ペットの同行避難、 大災害に備え具体的計画策定を
130831top 環境省は、大災害時にペットの犬や猫などを飼い主と一緒に避難させることを原則とし、自治体に体制整備やルール作りを促す「災害時におけるペットの救護対策ガイドライン(指針)」を作成しました。同行避難を明記した指針は初めてで今後、国の防災計画にも盛り込む予定です。
 公明党は同行避難について、収容動物の居場所確保や水、ペットフードなどの物資の備蓄などについて、あらかじめ防災計画に明記すべきと訴えてきました。今回の指針作成を高く評価したいと思います。
 ペットは多くの飼い主にとって家族同然のような存在です。東日本大震災の際には、ペットを自宅に置いたまま避難し、精神的にショックを受けた被災者も多くいます。飼い主と離れて放浪状態となったペットを保護する労力などを考慮すれば、事前に同行避難を取り決めておくことは重要です。
 飼い主にとっては家族同然の存在でも、臭いや鳴き声、動物アレルギーなどが原因で、避難所でトラブルが発生する場合も少なくありません。このため、大震災では他の避難者を気遣って、車の中やテントで寝泊まりした避難者が出ました。
 同行避難を円滑に行い、避難所でのトラブルなどを防ぐには、周到な準備が欠かせません。災害時にはペットもパニック状態に陥ります。さまざまな状況を想定した上で、円滑に同行避難ができるように、飼い主が普段からしつけや避難方法、経路の確認などを行っておく必要があります。

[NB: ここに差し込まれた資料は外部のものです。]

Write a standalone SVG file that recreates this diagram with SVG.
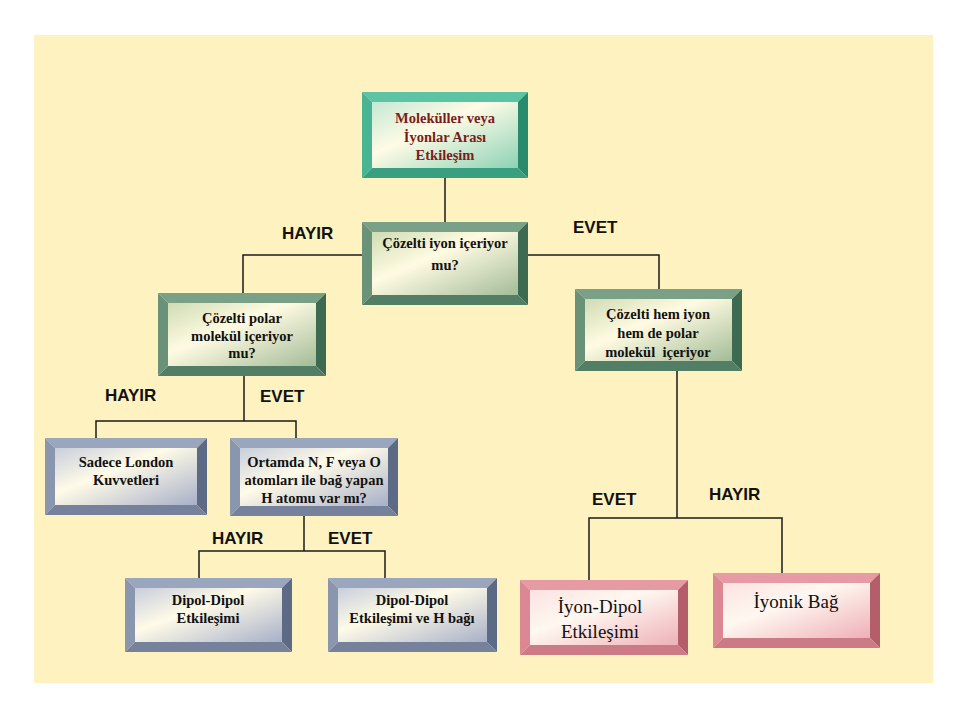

130831dog 避難支援に当たる自治体も、地域ごとに避難所の構造や運営の仕方などの事情が異なることを踏まえた上で、具体的な対策マニュアルや計画の策定を急ぐべきです。
 避難所内のペットの飼育場所、地域の獣医師会への協力要請、ペット同行の避難訓練の実施、保護したペットの所有者を特定するためのマイクロチップ装着の普及促進など、決めるべきことは多岐にわたります。
 環境省の調査では、東日本大震災の際、ペットを連れた避難者を受け入れた自治体の半数以上が同行避難についての方針を定めていませんでした。
 被災したペットを担当する部署や職員があいまいなまま、同行避難ができなかったり、対応に必要以上の時間を要した例が目立ちました。
 同行避難には、普段からの細かな取り決めや準備が欠かせません。マニュアル作成や体制整備について、飼い主や地域住民の声を反映させるため具体的な議論を進める必要があります。

茨城県ではペットの同行避難の体制整備を公明党が強く主張
 昨年(2012年)3月26日、茨城県防災会議が開かれ、東日本大震災を受けての県地域防災計画の見直しをお行いました。これには、井手よしひろ県議ら公明党の主張も随所に盛り込まれ、女性や障がい者、高齢者に配慮した避難所運営やペットの同行避難を求めた新たな体制づくりなどが盛り込まれました。
 また、昨年12月のは、大規模災害時に飼い主とペットがいっしょに避難(同行避難)できるよう、茨城県では各市町村の体制作りを支援するマニュアルをまとめました。
 このマニュアルでは、県が市町村に対し、飼い主と一緒に避難所に避難してきたペットを受け付け、必要に応じて飼育場所を用意することや、飼い主が不明のペットについても一時的に保護することなどを求めています。
 県も「動物救護本部」を設置して医薬品やペットフードを届けたり、ボランティアを組織して、ペットの飼育やけがの応急処置などを支援するとしています。